* YOUR GOAL: Print the listing as it stands, omitting all images.

* GIVEN INFORMATION:
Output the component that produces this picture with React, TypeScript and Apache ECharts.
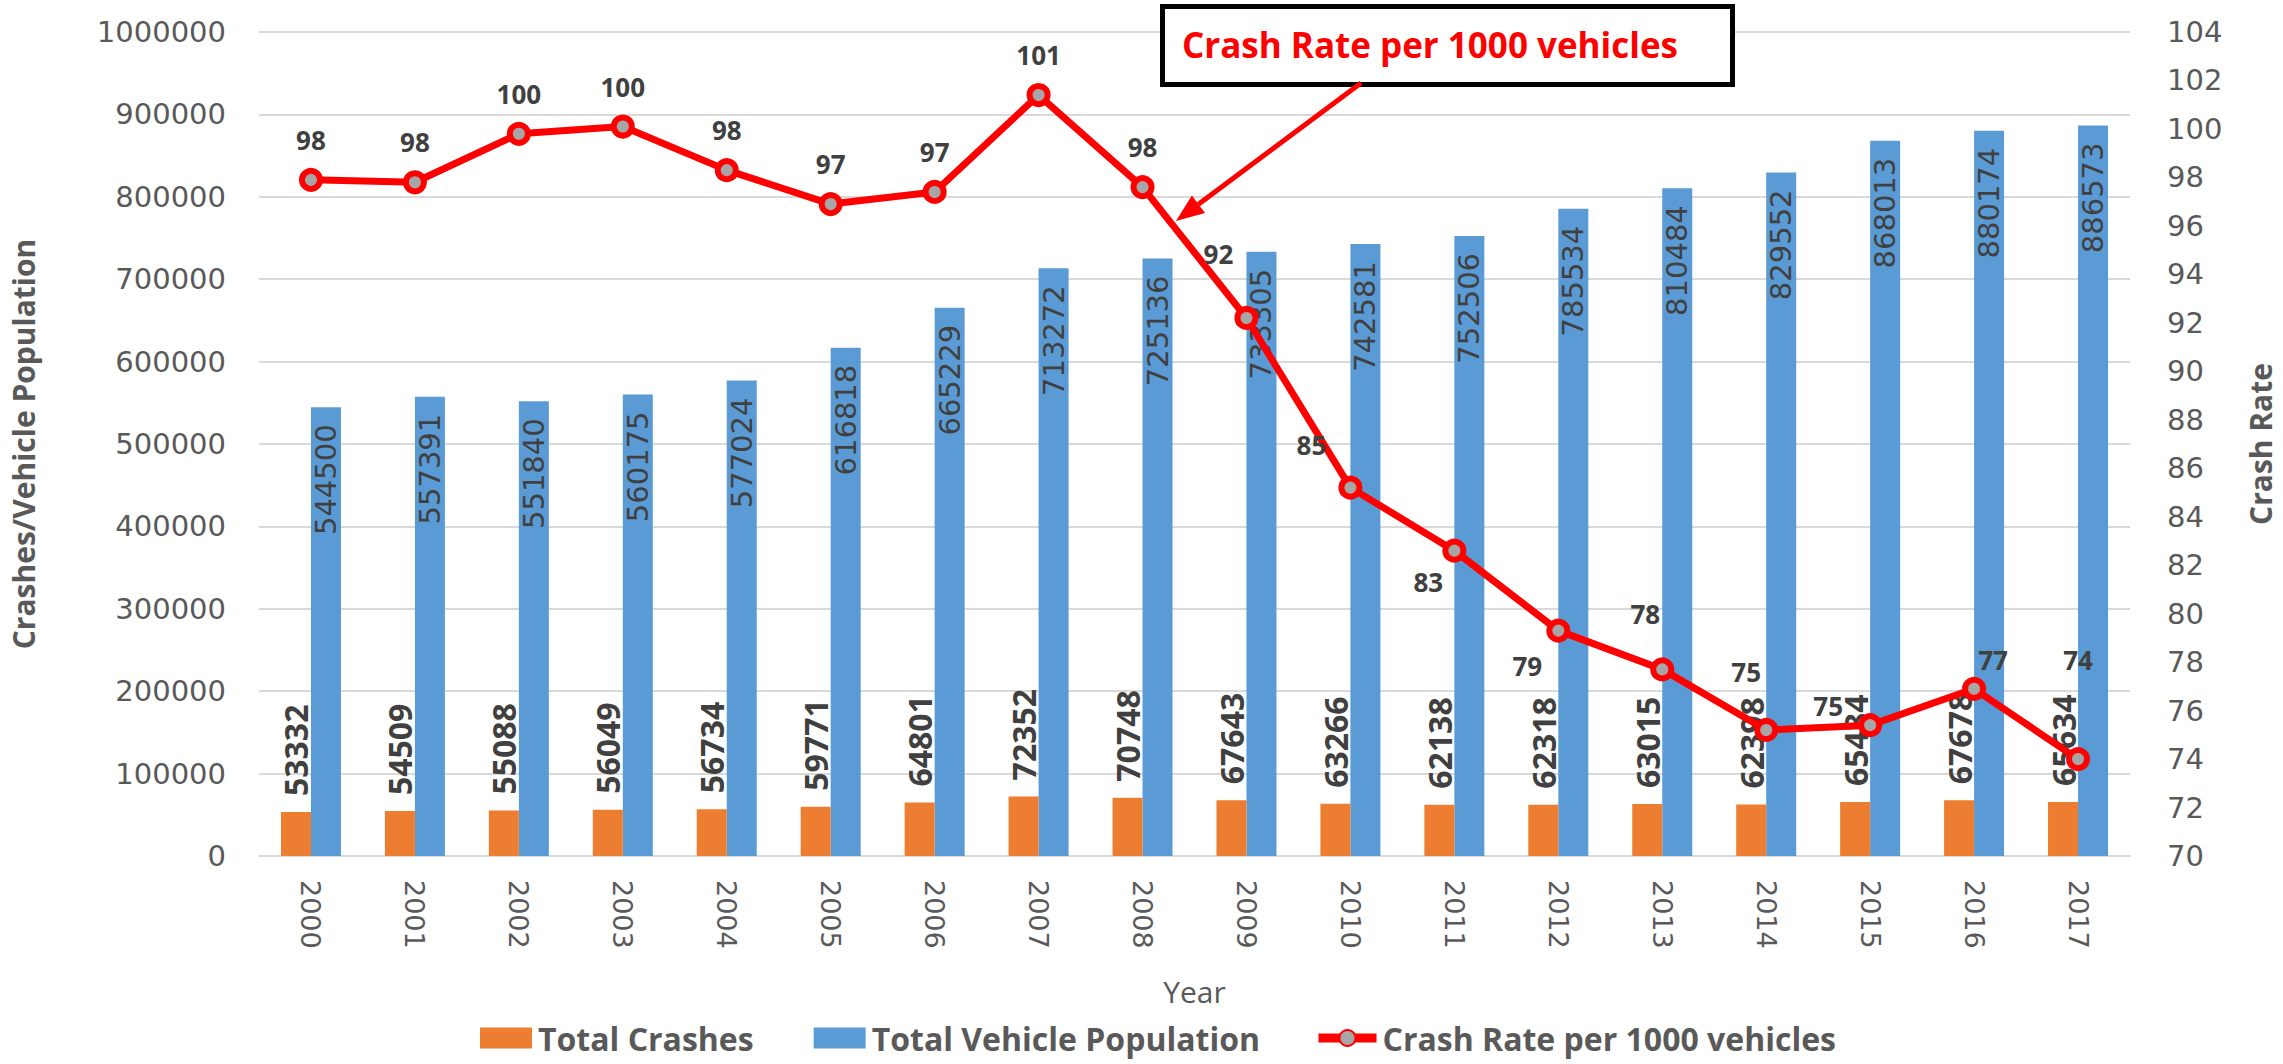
import React, { useEffect, useRef } from "react";
import * as echarts from "echarts";

const years = ["2000","2001","2002","2003","2004","2005","2006","2007","2008","2009","2010","2011","2012","2013","2014","2015","2016","2017"];
const totalCrashes = [53332,54509,55088,56049,56734,59771,64801,72352,70748,67643,63266,62138,62318,63015,62398,65484,67678,65634];
const vehiclePopulation = [544500,557391,551840,560175,577024,616818,665229,713272,725136,733305,742581,752506,785534,810484,829552,868013,880174,886573];
const crashRate = [97.9,97.8,99.8,100.1,98.3,96.9,97.4,101.4,97.6,92.2,85.2,82.6,79.3,77.7,75.2,75.4,76.9,74.0];
// label placement tweaks (style, not data)
const rateLabelOffsets: number[][] = [[0,0],[0,0],[0,0],[0,0],[0,0],[0,0],[0,0],[0,0],[0,0],[-28,-24],[-39,-3],[-26,71],[-31,75],[-17,-15],[-20,-18],[-42,21],[19,11],[0,-59]];

const GRAY = "#595959";
const DARK = "#404040";
const SANS = "'Open Sans', sans-serif";
const VERD = "'DejaVu Sans', sans-serif";

export default function App() {
  const ref = useRef<HTMLDivElement>(null);
  useEffect(() => {
    document.body.style.margin = "0";
    const chart = echarts.init(ref.current!, null, { renderer: "svg" });
    // arrow geometry
    const ax0 = 1361, ay0 = 83, ax1 = 1176, ay1 = 221;
    const dx = ax1 - ax0, dy = ay1 - ay0;
    const len = Math.sqrt(dx * dx + dy * dy);
    const ux = dx / len, uy = dy / len;
    const hl = 28, hw = 11;
    const bx = ax1 - hl * ux, by = ay1 - hl * uy;
    const px = -uy, py = ux;
    const legendText = { fontFamily: SANS, fontWeight: "bold", fontSize: 32, color: GRAY, padding: [0, 0, 0, 1] };
    chart.setOption({
      animation: false,
      backgroundColor: "#ffffff",
      grid: { left: 253, right: 148, top: 32, bottom: 208 },
      legend: [
        {
          data: [
            { name: "Total Crashes", icon: "rect" },
            { name: "Total Vehicle Population", icon: "rect" },
          ],
          left: 475, top: 1017, itemWidth: 52, itemHeight: 21, itemGap: 60,
          textStyle: legendText,
        },
        {
          data: ["Crash Rate per 1000 vehicles"],
          left: 1309, top: 1017, itemWidth: 58, itemHeight: 20,
          lineStyle: { width: 9 },
          textStyle: legendText,
        },
      ],
      xAxis: {
        type: "category",
        data: years,
        name: "Year",
        nameLocation: "middle",
        nameGap: 120,
        nameTextStyle: { fontFamily: SANS, fontSize: 30, color: GRAY },
        axisLine: { lineStyle: { color: "#D9D9D9", width: 2 } },
        axisTick: { show: false },
        axisLabel: { rotate: -90, margin: 24, fontFamily: VERD, fontSize: 27, color: GRAY },
      },
      yAxis: [
        {
          type: "value", min: 0, max: 1000000, interval: 100000,
          name: "Crashes/Vehicle Population",
          nameLocation: "middle", nameGap: 221,
          nameTextStyle: { fontFamily: SANS, fontWeight: "bold", fontSize: 30, color: GRAY },
          axisLine: { show: false }, axisTick: { show: false },
          axisLabel: { margin: 33, fontFamily: VERD, fontSize: 29, color: GRAY, formatter: (v: number) => String(v) },
          splitLine: { lineStyle: { color: "#D9D9D9", width: 2 } },
        },
        {
          type: "value", min: 70, max: 104, interval: 2,
          name: "Crash Rate",
          nameLocation: "middle", nameGap: 115,
          nameTextStyle: { fontFamily: SANS, fontWeight: "bold", fontSize: 30, color: GRAY },
          axisLine: { show: false }, axisTick: { show: false },
          axisLabel: { margin: 37, fontFamily: VERD, fontSize: 29, color: GRAY, formatter: (v: number) => String(v) },
          splitLine: { show: false },
        },
      ],
      series: [
        {
          name: "Total Crashes", type: "bar", data: totalCrashes,
          barWidth: 30, barGap: "0%",
          itemStyle: { color: "#ED7D31" },
          label: {
            show: true, position: "top", rotate: 90, distance: 16,
            align: "left", verticalAlign: "middle",
            fontFamily: SANS, fontWeight: "bold", fontSize: 32, color: DARK,
          },
          z: 3,
        },
        {
          name: "Total Vehicle Population", type: "bar", data: vehiclePopulation,
          barWidth: 30,
          itemStyle: { color: "#5B9BD5" },
          label: {
            show: true, position: "insideTop", rotate: 90, distance: 17,
            align: "right", verticalAlign: "middle",
            fontFamily: VERD, fontSize: 29, color: DARK,
          },
          z: 2,
        },
        {
          name: "Crash Rate per 1000 vehicles", type: "line", yAxisIndex: 1,
          data: crashRate.map((v, i) => ({ value: v, label: { offset: rateLabelOffsets[i] } })),
          lineStyle: { color: "#FF0000", width: 7 },
          itemStyle: { color: "#A6A6A6", borderColor: "#FF0000", borderWidth: 6 },
          symbol: "circle", symbolSize: 18, showAllSymbol: true,
          label: {
            show: true, position: "top", distance: 15,
            formatter: (p: any) => String(Math.round(p.value)),
            fontFamily: SANS, fontWeight: "bold", fontSize: 26, color: DARK,
          },
          z: 5,
        },
      ],
      graphic: [
        {
          type: "rect", left: 1160, top: 4, z: 100,
          shape: { width: 570, height: 78 },
          style: { fill: "#ffffff", stroke: "#000000", lineWidth: 5 },
        },
        {
          type: "text", x: 1182, y: 44, z: 101,
          style: {
            text: "Crash Rate per 1000 vehicles", fill: "#FF0000",
            font: "bold 35px 'Open Sans', sans-serif", verticalAlign: "middle", align: "left",
          },
        },
        {
          type: "line", z: 100,
          shape: { x1: ax0, y1: ay0, x2: bx, y2: by },
          style: { stroke: "#FF0000", lineWidth: 5 },
        },
        {
          type: "polygon", z: 100,
          shape: { points: [[ax1, ay1], [bx + hw * px, by + hw * py], [bx - hw * px, by - hw * py]] },
          style: { fill: "#FF0000" },
        },
      ],
    });
    return () => chart.dispose();
  }, []);
  return <div ref={ref} style={{ width: 2283, height: 1064 }} />;
}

* RESULT OF THE EXERCISE:
Output the component that produces this picture with React, TypeScript and Apache ECharts.
import React, { useEffect, useRef } from "react";
import * as echarts from "echarts";

const years = ["2000","2001","2002","2003","2004","2005","2006","2007","2008","2009","2010","2011","2012","2013","2014","2015","2016","2017"];
const totalCrashes = [53332,54509,55088,56049,56734,59771,64801,72352,70748,67643,63266,62138,62318,63015,62398,65484,67678,65634];
const vehiclePopulation = [544500,557391,551840,560175,577024,616818,665229,713272,725136,733305,742581,752506,785534,810484,829552,868013,880174,886573];
const crashRate = [97.9,97.8,99.8,100.1,98.3,96.9,97.4,101.4,97.6,92.2,85.2,82.6,79.3,77.7,75.2,75.4,76.9,74.0];
// label placement tweaks (style, not data)
const rateLabelOffsets: number[][] = [[0,0],[0,0],[0,0],[0,0],[0,0],[0,0],[0,0],[0,0],[0,0],[-28,-24],[-39,-3],[-26,71],[-31,75],[-17,-15],[-20,-18],[-42,21],[19,11],[0,-59]];

const GRAY = "#595959";
const DARK = "#404040";
const SANS = "'Open Sans', sans-serif";
const VERD = "'DejaVu Sans', sans-serif";

export default function App() {
  const ref = useRef<HTMLDivElement>(null);
  useEffect(() => {
    document.body.style.margin = "0";
    const chart = echarts.init(ref.current!, null, { renderer: "svg" });
    // arrow geometry
    const ax0 = 1361, ay0 = 83, ax1 = 1176, ay1 = 221;
    const dx = ax1 - ax0, dy = ay1 - ay0;
    const len = Math.sqrt(dx * dx + dy * dy);
    const ux = dx / len, uy = dy / len;
    const hl = 28, hw = 11;
    const bx = ax1 - hl * ux, by = ay1 - hl * uy;
    const px = -uy, py = ux;
    const legendText = { fontFamily: SANS, fontWeight: "bold", fontSize: 32, color: GRAY, padding: [0, 0, 0, 1] };
    chart.setOption({
      animation: false,
      backgroundColor: "#ffffff",
      grid: { left: 253, right: 148, top: 32, bottom: 208 },
      legend: [
        {
          data: [
            { name: "Total Crashes", icon: "rect" },
            { name: "Total Vehicle Population", icon: "rect" },
          ],
          left: 475, top: 1017, itemWidth: 52, itemHeight: 21, itemGap: 60,
          textStyle: legendText,
        },
        {
          data: ["Crash Rate per 1000 vehicles"],
          left: 1309, top: 1017, itemWidth: 58, itemHeight: 20,
          lineStyle: { width: 9 },
          textStyle: legendText,
        },
      ],
      xAxis: {
        type: "category",
        data: years,
        name: "Year",
        nameLocation: "middle",
        nameGap: 120,
        nameTextStyle: { fontFamily: SANS, fontSize: 30, color: GRAY },
        axisLine: { lineStyle: { color: "#D9D9D9", width: 2 } },
        axisTick: { show: false },
        axisLabel: { rotate: -90, margin: 24, fontFamily: VERD, fontSize: 27, color: GRAY },
      },
      yAxis: [
        {
          type: "value", min: 0, max: 1000000, interval: 100000,
          name: "Crashes/Vehicle Population",
          nameLocation: "middle", nameGap: 221,
          nameTextStyle: { fontFamily: SANS, fontWeight: "bold", fontSize: 30, color: GRAY },
          axisLine: { show: false }, axisTick: { show: false },
          axisLabel: { margin: 33, fontFamily: VERD, fontSize: 29, color: GRAY, formatter: (v: number) => String(v) },
          splitLine: { lineStyle: { color: "#D9D9D9", width: 2 } },
        },
        {
          type: "value", min: 70, max: 104, interval: 2,
          name: "Crash Rate",
          nameLocation: "middle", nameGap: 115,
          nameTextStyle: { fontFamily: SANS, fontWeight: "bold", fontSize: 30, color: GRAY },
          axisLine: { show: false }, axisTick: { show: false },
          axisLabel: { margin: 37, fontFamily: VERD, fontSize: 29, color: GRAY, formatter: (v: number) => String(v) },
          splitLine: { show: false },
        },
      ],
      series: [
        {
          name: "Total Crashes", type: "bar", data: totalCrashes,
          barWidth: 30, barGap: "0%",
          itemStyle: { color: "#ED7D31" },
          label: {
            show: true, position: "top", rotate: 90, distance: 16,
            align: "left", verticalAlign: "middle",
            fontFamily: SANS, fontWeight: "bold", fontSize: 32, color: DARK,
          },
          z: 3,
        },
        {
          name: "Total Vehicle Population", type: "bar", data: vehiclePopulation,
          barWidth: 30,
          itemStyle: { color: "#5B9BD5" },
          label: {
            show: true, position: "insideTop", rotate: 90, distance: 17,
            align: "right", verticalAlign: "middle",
            fontFamily: VERD, fontSize: 29, color: DARK,
          },
          z: 2,
        },
        {
          name: "Crash Rate per 1000 vehicles", type: "line", yAxisIndex: 1,
          data: crashRate.map((v, i) => ({ value: v, label: { offset: rateLabelOffsets[i] } })),
          lineStyle: { color: "#FF0000", width: 7 },
          itemStyle: { color: "#A6A6A6", borderColor: "#FF0000", borderWidth: 6 },
          symbol: "circle", symbolSize: 18, showAllSymbol: true,
          label: {
            show: true, position: "top", distance: 15,
            formatter: (p: any) => String(Math.round(p.value)),
            fontFamily: SANS, fontWeight: "bold", fontSize: 26, color: DARK,
          },
          z: 5,
        },
      ],
      graphic: [
        {
          type: "rect", left: 1160, top: 4, z: 100,
          shape: { width: 570, height: 78 },
          style: { fill: "#ffffff", stroke: "#000000", lineWidth: 5 },
        },
        {
          type: "text", x: 1182, y: 44, z: 101,
          style: {
            text: "Crash Rate per 1000 vehicles", fill: "#FF0000",
            font: "bold 35px 'Open Sans', sans-serif", verticalAlign: "middle", align: "left",
          },
        },
        {
          type: "line", z: 100,
          shape: { x1: ax0, y1: ay0, x2: bx, y2: by },
          style: { stroke: "#FF0000", lineWidth: 5 },
        },
        {
          type: "polygon", z: 100,
          shape: { points: [[ax1, ay1], [bx + hw * px, by + hw * py], [bx - hw * px, by - hw * py]] },
          style: { fill: "#FF0000" },
        },
      ],
    });
    return () => chart.dispose();
  }, []);
  return <div ref={ref} style={{ width: 2283, height: 1064 }} />;
}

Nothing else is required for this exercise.